A tecnologia, diz-se, está ao serviço do Homem. Os seus avanços são uma ode ao bem-estar humano. Inventaram os elevadores para nos cansarmos menos ao subir e descer prédios que irrompem rumo ao céu, poupando ao desgaste os lanços de escadas. Inventaram escadas rolantes e passadiços que levitam o passeante durante um percurso em aeroportos, para descanso dos fatigados músculos das pernas. Inventaram varinhas mágicas e batedeiras para as lides da cozinha serem mais rápidas, um contributo para a menor consumição das donas de casa (assumindo que elas são as maiores consumidoras destes electrodomésticos). Enfim, até as persianas das casas modernas já dispensam o esforço físico dos proprietários – sobem e descem com o toque num interruptor.
Estamos mais sedentários. As maravilhas da técnica são um tónico para o descanso do Homem moderno. A electrotécnica mudou a forma de viver. Damos menos trabalho aos músculos, no que teria sido pensado como estímulo ao bem-estar físico. E, no entanto, a afogueada forma de viver a vida moderna faz com que as pessoas cheguem ao fim do dia extenuadas. Os músculos, que agora muito menos trabalham, permanecem num estado calamitoso. Um paradoxo.
Talvez o paradoxo se desvende em duas penadas. Desabituados de exercitar músculos, eles vão mirrando, estão menos preparados para os esforços que ainda vão sendo exigidos. Mexemos menos as pernas – e, por arrasto, desabituamos o coração. Ou porque andamos nos elevadores para subir um andar, ou porque temos escadas rolantes em vez das esconsas escadas de degraus, ou porque nos fazemos ao automóvel para percorrer umas centenas de metros. Entregamos os músculos ao estado de letargia. E ressentimo-nos do mínimo esforço que vá para além do sedentarismo que se apoderou de nós.
Os que se entregam aos delírios da teoria da conspiração encontram pano para mangas na relação entre a elevada tecnologia e o sedentarismo traiçoeiro. Dirão que se trata de uma conspiração do abominável capitalismo contra a saúde das pessoas, um atentado contra o Estado social. Pois o sedentarismo a que as pessoas se entregam, extasiadas no isco venenoso das maravilhas da tecnologia, traz-lhes doenças amiúde. É o preço da inactividade física: deixam-se levar pela ilusão de que nada fazer é sinónimo de bem-estar, quando a indolência semeia as doenças – e o arrependimento.
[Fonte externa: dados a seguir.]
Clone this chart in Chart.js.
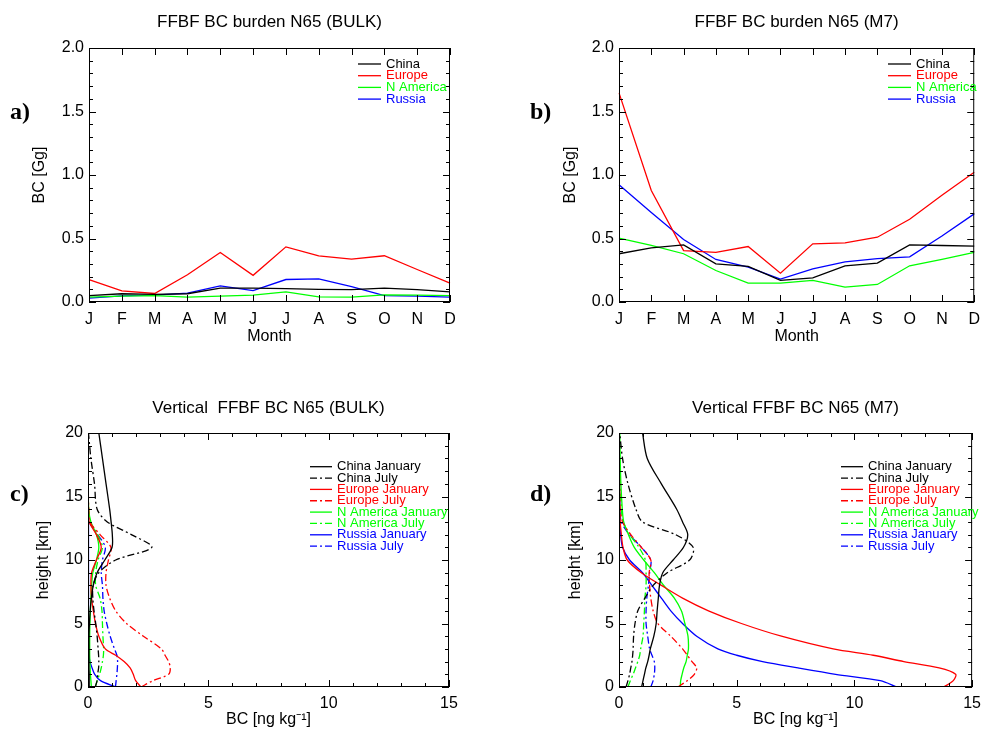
<!DOCTYPE html>
<html>
<head>
<meta charset="utf-8">
<script src="https://cdn.jsdelivr.net/npm/chart.js@4"></script>
<style>
  body { margin: 0; background: #fff; width: 988px; height: 730px; position: relative; overflow: hidden; }
  canvas { position: absolute; }
</style>
</head>
<body>
<canvas id="pa" width="494" height="365" style="left:0;top:0"></canvas>
<canvas id="pb" width="494" height="365" style="left:494px;top:0"></canvas>
<canvas id="pc" width="494" height="365" style="left:0;top:365px"></canvas>
<canvas id="pd" width="494" height="365" style="left:494px;top:365px"></canvas>
<script>
// monthly burden, Gg
const months = ['J', 'F', 'M', 'A', 'M', 'J', 'J', 'A', 'S', 'O', 'N', 'D'];
const bulkChina    = [0.05, 0.065, 0.06, 0.065, 0.11, 0.11, 0.105, 0.10, 0.098, 0.11, 0.098, 0.08];
const bulkEurope   = [0.177, 0.088, 0.067, 0.214, 0.39, 0.21, 0.434, 0.364, 0.337, 0.364, 0.256, 0.148];
const bulkNAmerica = [0.038, 0.046, 0.05, 0.038, 0.046, 0.054, 0.08, 0.04, 0.038, 0.056, 0.054, 0.05];
const bulkRussia   = [0.03, 0.049, 0.054, 0.07, 0.127, 0.09, 0.177, 0.182, 0.122, 0.05, 0.046, 0.038];
const m7China      = [0.38, 0.426, 0.45, 0.30, 0.28, 0.17, 0.19, 0.285, 0.306, 0.45, 0.445, 0.44];
const m7Europe     = [1.647, 0.878, 0.405, 0.39, 0.437, 0.227, 0.458, 0.466, 0.51, 0.652, 0.84, 1.022];
const m7NAmerica   = [0.503, 0.445, 0.38, 0.248, 0.148, 0.148, 0.17, 0.117, 0.138, 0.285, 0.335, 0.39];
const m7Russia     = [0.923, 0.705, 0.492, 0.335, 0.275, 0.18, 0.26, 0.316, 0.342, 0.356, 0.52, 0.694];

// vertical profiles, ng/kg at these heights (km)
const heights = [0, 0.5, 1, 1.5, 2, 2.5, 3, 4, 5, 6, 7, 8, 9, 10, 11, 12, 13, 14, 16, 18, 20];
const bulkChinaJan  = [0.05, 0.05, 0.05, 0.04, 0.04, 0.04, 0.04, 0.04, 0.06, 0.09, 0.14, 0.22, 0.38, 0.7, 1.0, 1.01, 0.96, 0.9, 0.75, 0.6, 0.45];
const bulkChinaJul  = [0.3, 0.38, 0.4, 0.44, 0.45, 0.44, 0.42, 0.38, 0.32, 0.25, 0.2, 0.21, 0.45, 1.15, 2.65, 1.8, 0.8, 0.38, 0.27, 0.12, 0.02];
const bulkEuropeJan = [2.2, 1.98, 1.88, 1.75, 1.5, 1.15, 0.72, 0.45, 0.31, 0.22, 0.15, 0.12, 0.15, 0.35, 0.55, 0.35, 0.05, 0.02, 0.01, 0, 0];
const bulkEuropeJul = [2.2, 2.7, 3.35, 3.42, 3.35, 3.2, 3.05, 2.3, 1.6, 1.15, 0.9, 0.75, 0.75, 0.85, 0.95, 0.5, 0.08, 0.03, 0.01, 0, 0];
const bulkNAmJan    = [0.14, 0.12, 0.1, 0.09, 0.08, 0.07, 0.07, 0.07, 0.08, 0.1, 0.12, 0.15, 0.2, 0.35, 0.45, 0.35, 0.12, 0.03, 0.01, 0, 0];
const bulkNAmJul    = [0.3, 0.38, 0.48, 0.55, 0.6, 0.64, 0.65, 0.62, 0.6, 0.58, 0.5, 0.32, 0.32, 0.42, 0.6, 0.4, 0.08, 0.02, 0.01, 0, 0];
const bulkRussiaJan = [1.15, 0.52, 0.28, 0.17, 0.08, 0.04, 0.03, 0.02, 0.02, 0.02, 0.02, 0.02, 0.02, 0.02, 0.02, 0.02, 0.02, 0.01, 0.01, 0.01, 0.01];
const bulkRussiaJul = [1.14, 1.17, 1.2, 1.22, 1.23, 1.2, 1.1, 0.92, 0.78, 0.67, 0.62, 0.6, 0.55, 0.6, 0.72, 0.4, 0.05, 0.01, 0, 0, 0];
const m7ChinaJan    = [0.96, 1.02, 1.08, 1.14, 1.22, 1.28, 1.33, 1.48, 1.58, 1.62, 1.67, 1.72, 1.86, 2.3, 2.74, 2.92, 2.7, 2.45, 1.8, 1.2, 1.0];
const m7ChinaJul    = [0.3, 0.38, 0.45, 0.5, 0.55, 0.58, 0.6, 0.62, 0.68, 0.8, 1.1, 1.45, 2.05, 3.0, 3.15, 2.4, 1.0, 0.72, 0.38, 0.15, 0.03];
const m7EuropeJan   = [13.8, 14.2, 14.3, 13.6, 12.1, 10.8, 9.1, 6.9, 5.2, 3.8, 2.7, 1.8, 0.95, 0.35, 0.17, 0.1, 0.05, 0.03, 0.02, 0.01, 0];
const m7EuropeJul   = [2.5, 2.9, 3.2, 3.3, 3.1, 2.9, 2.7, 2.2, 1.65, 1.45, 1.35, 1.3, 1.28, 1.35, 0.95, 0.5, 0.15, 0.05, 0.02, 0.01, 0];
const m7NAmJan      = [2.6, 2.62, 2.68, 2.75, 2.85, 2.9, 2.95, 2.93, 2.8, 2.65, 2.35, 1.9, 1.5, 1.05, 0.65, 0.4, 0.2, 0.14, 0.08, 0.05, 0.03];
const m7NAmJul      = [0.38, 0.48, 0.6, 0.7, 0.8, 0.88, 0.92, 1.02, 1.05, 1.08, 1.1, 1.15, 1.15, 1.12, 0.85, 0.45, 0.18, 0.1, 0.05, 0.03, 0.02];
const m7RussiaJan   = [11.8, 11.1, 9.2, 7.6, 6.1, 5.0, 4.2, 3.3, 2.7, 2.2, 1.8, 1.4, 1.0, 0.45, 0.15, 0.07, 0.04, 0.03, 0.02, 0.01, 0];
const m7RussiaJul   = [1.35, 1.45, 1.5, 1.52, 1.5, 1.4, 1.3, 1.22, 1.15, 1.15, 1.18, 1.25, 1.3, 1.35, 0.95, 0.44, 0.1, 0.04, 0.02, 0.01, 0];

const FONT = '"Liberation Sans", Arial, Helvetica, sans-serif';
const DASHDOT = [7, 3, 2, 3];
Chart.defaults.font.family = FONT;
Chart.defaults.font.size = 16;
Chart.defaults.color = '#000';

// tick list: [value, length]
function tickList(min, max, minor, major) {
  const out = [];
  for (let i = 0; min + i * minor <= max + 1e-9; i++) {
    const v = +(min + i * minor).toFixed(6);
    const isMajor = Math.abs(v / major - Math.round(v / major)) < 1e-6;
    out.push([v, isMajor ? 7 : 4]);
  }
  return out;
}

// IDL-ish box, inward ticks, titles and legend
const frame = {
  id: 'frame',
  afterDatasetsDraw(chart, args, o) {
    const ctx = chart.ctx, a = chart.chartArea;
    const sx = chart.scales.x, sy = chart.scales.y;
    ctx.save();
    ctx.strokeStyle = '#000';
    ctx.lineWidth = 1;
    ctx.setLineDash([]);
    ctx.beginPath();
    o.xTicks.forEach(([v, len]) => {
      const p = Math.round(sx.getPixelForValue(v)) + 0.5;
      ctx.moveTo(p, a.bottom); ctx.lineTo(p, a.bottom - len);
      ctx.moveTo(p, a.top); ctx.lineTo(p, a.top + len);
    });
    o.yTicks.forEach(([v, len]) => {
      const p = Math.round(sy.getPixelForValue(v)) + 0.5;
      ctx.moveTo(a.left, p); ctx.lineTo(a.left + len, p);
      ctx.moveTo(a.right, p); ctx.lineTo(a.right - len, p);
    });
    ctx.stroke();
    ctx.strokeRect(a.left + 0.5, a.top + 0.5, a.width - 1, a.height - 1);

    const cx = (a.left + a.right) / 2;
    ctx.fillStyle = '#000';
    ctx.textAlign = 'center';
    ctx.textBaseline = 'middle';
    ctx.font = '17px ' + FONT;
    ctx.fillText(o.title, cx, o.titleY);
    ctx.font = '16px ' + FONT;
    ctx.fillText(o.xTitle, cx, o.xTitleY);
    ctx.save();
    ctx.translate(o.yTitleX, (a.top + a.bottom) / 2);
    ctx.rotate(-Math.PI / 2);
    ctx.fillText(o.yTitle, 0, 0);
    ctx.restore();

    ctx.textAlign = 'left';
    ctx.font = 'bold 24px "Liberation Serif", "Times New Roman", serif';
    ctx.fillText(o.letter, o.letterX, o.letterY);

    ctx.font = '13px ' + FONT;
    chart.data.datasets.forEach((ds, i) => {
      const y = o.legY + i * o.legStep;
      ctx.strokeStyle = ds.borderColor;
      ctx.lineWidth = 1.3;
      ctx.setLineDash(ds.borderDash || []);
      ctx.beginPath();
      ctx.moveTo(o.legX, y);
      ctx.lineTo(o.legX + o.legLen, y);
      ctx.stroke();
      ctx.fillStyle = ds.borderColor;
      ctx.fillText(ds.label, o.legX + o.legLen + 5, y);
    });
    ctx.restore();
  }
};

function monthlyChart(id, series, opts) {
  const colors = ['#000000', '#ff0000', '#00ff00', '#0000ff'];
  const names = ['China', 'Europe', 'N America', 'Russia'];
  return new Chart(document.getElementById(id), {
    type: 'line',
    data: {
      labels: months,
      datasets: series.map((s, i) => ({
        label: names[i], data: s, borderColor: colors[i], borderWidth: 1.3,
        pointRadius: 0, tension: 0, fill: false
      }))
    },
    options: {
      responsive: false,
      animation: false,
      layout: { padding: { top: 48, right: opts.padRight, left: 0, bottom: 0 } },
      plugins: {
        legend: { display: false },
        tooltip: { enabled: false },
        frame: Object.assign({
          xTicks: months.map((m, i) => [i, 7]),
          yTicks: tickList(0, 2, 0.1, 0.5),
          xTitle: 'Month', yTitle: 'BC [Gg]',
          titleY: 22.5, xTitleY: 337, letterY: 113,
          legY: 64, legStep: 11.7, legLen: 23
        }, opts.frame)
      },
      scales: {
        x: {
          type: 'category', offset: false,
          grid: { display: false, drawTicks: false }, border: { display: false },
          ticks: { padding: 8, autoSkip: false, maxRotation: 0 },
          afterFit: s => { s.height = 63; }
        },
        y: {
          min: 0, max: 2,
          grid: { display: false, drawTicks: false }, border: { display: false },
          ticks: { stepSize: 0.5, padding: 5, callback: v => v.toFixed(1) },
          afterFit: s => { s.width = opts.yWidth; }
        }
      }
    },
    plugins: [frame]
  });
}

function profileChart(id, series, opts) {
  const colors = ['#000000', '#000000', '#ff0000', '#ff0000', '#00ff00', '#00ff00', '#0000ff', '#0000ff'];
  const names = ['China January', 'China July', 'Europe January', 'Europe July',
                 'N America January', 'N America July', 'Russia January', 'Russia July'];
  return new Chart(document.getElementById(id), {
    type: 'scatter',
    data: {
      datasets: series.map((s, i) => ({
        label: names[i],
        data: s.map((v, k) => ({ x: v, y: heights[k] })),
        borderColor: colors[i], backgroundColor: colors[i], borderWidth: 1.3,
        borderDash: i % 2 ? DASHDOT : [],
        showLine: true, pointRadius: 0, tension: 0.3, fill: false
      }))
    },
    options: {
      responsive: false,
      animation: false,
      layout: { padding: { top: 68, right: opts.padRight, left: 0, bottom: 0 } },
      plugins: {
        legend: { display: false },
        tooltip: { enabled: false },
        frame: Object.assign({
          xTicks: tickList(0, 15, 1, 5),
          yTicks: tickList(0, 20, 1, 5),
          xTitle: 'BC [ng kg\u207B\u00B9]', yTitle: 'height [km]',
          titleY: 43, xTitleY: 355, letterY: 130,
          legY: 101.7, legStep: 11.35, legLen: 22
        }, opts.frame)
      },
      scales: {
        x: {
          type: 'linear', min: 0, max: 15,
          grid: { display: false, drawTicks: false }, border: { display: false },
          ticks: { stepSize: 5, padding: 7 },
          afterFit: s => { s.height = 43; }
        },
        y: {
          type: 'linear', min: 0, max: 20,
          grid: { display: false, drawTicks: false }, border: { display: false },
          ticks: { stepSize: 5, padding: 5 },
          afterFit: s => { s.width = opts.yWidth; }
        }
      }
    },
    plugins: [frame]
  });
}

monthlyChart('pa', [bulkChina, bulkEurope, bulkNAmerica, bulkRussia], {
  yWidth: 89, padRight: 44,
  frame: { title: 'FFBF BC burden N65 (BULK)', letter: 'a)', letterX: 10, yTitleX: 40, legX: 358 }
});
monthlyChart('pb', [m7China, m7Europe, m7NAmerica, m7Russia], {
  yWidth: 125, padRight: 8,
  frame: { title: 'FFBF BC burden N65 (M7)', letter: 'b)', letterX: 36, yTitleX: 77, legX: 394 }
});
profileChart('pc', [bulkChinaJan, bulkChinaJul, bulkEuropeJan, bulkEuropeJul,
                    bulkNAmJan, bulkNAmJul, bulkRussiaJan, bulkRussiaJul], {
  yWidth: 88, padRight: 45,
  frame: { title: 'Vertical  FFBF BC N65 (BULK)', letter: 'c)', letterX: 10, yTitleX: 44, legX: 310 }
});
profileChart('pd', [m7ChinaJan, m7ChinaJul, m7EuropeJan, m7EuropeJul,
                    m7NAmJan, m7NAmJul, m7RussiaJan, m7RussiaJul], {
  yWidth: 125, padRight: 8,
  frame: { title: 'Vertical FFBF BC N65 (M7)', letter: 'd)', letterX: 36, yTitleX: 82, legX: 347 }
});
</script>
</body>
</html>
É o corpo que paga, o espírito que sofre. Com a sua extrema generosidade, sempre aberto a compensar os cidadãos pelas prolongadas paragens devidas a doença, ou a indemnizá-los quando a doença incapacita, o Estado social encaminha-se para a falência. Cá está a dimensão conspiradora: é uma perversa aliança entre os oligarcas do capital espalhados pelo mundo. As grandes empresas que investem rios de dinheiro para legar às pessoas o ilusório bem-estar dos avanços da tecnologia são culpadas pelo definhamento do Estado social. Não esquecer que o hediondo capital foi autorizado a entrar no negócio dos seguros de saúde, dos planos poupança-reforma – entrando, aos poucos, em competição com os produtos que tradicionalmente são fornecidos pelo Estado social.
A maquinação está à vista do observador mais desatento. É o maldito capital que corrói por dentro as estruturas do Estado social. Vai pelas entranhas das pessoas quando as convida a cair no alçapão das maravilhas tecnológicas. É uma cenoura venenosa: germina as doenças típicas do sedentarismo, consome os recursos do Estado social quando ele é chamado a pagar avantajadas compensações aos muitos que se deixaram seduzir pelo traiçoeiro sedentarismo.
E assim fica provado: o capital faz mal à saúde das pessoas. Quando usado em excesso, aprisiona uma larga maioria aos patamares da alienação. Quando estas pessoas acreditam que o consumismo desenfreado lhes faz bem, mal sabem que a prazo estão a cavar a cova de onde não se hão-de levantar. Para gáudio dos malfadados capitalistas, que enchem os bolsos à custa das maleitas alheias. O lucro exige o sedentarismo militante. Quanto menos se mexerem, mais o capital sem escrúpulos cresce exponencialmente. Estes truques de ilusionismo barato dos capitalistas têm que ser denunciados. Vítimas de todo o mundo, uni-vos na denúncia!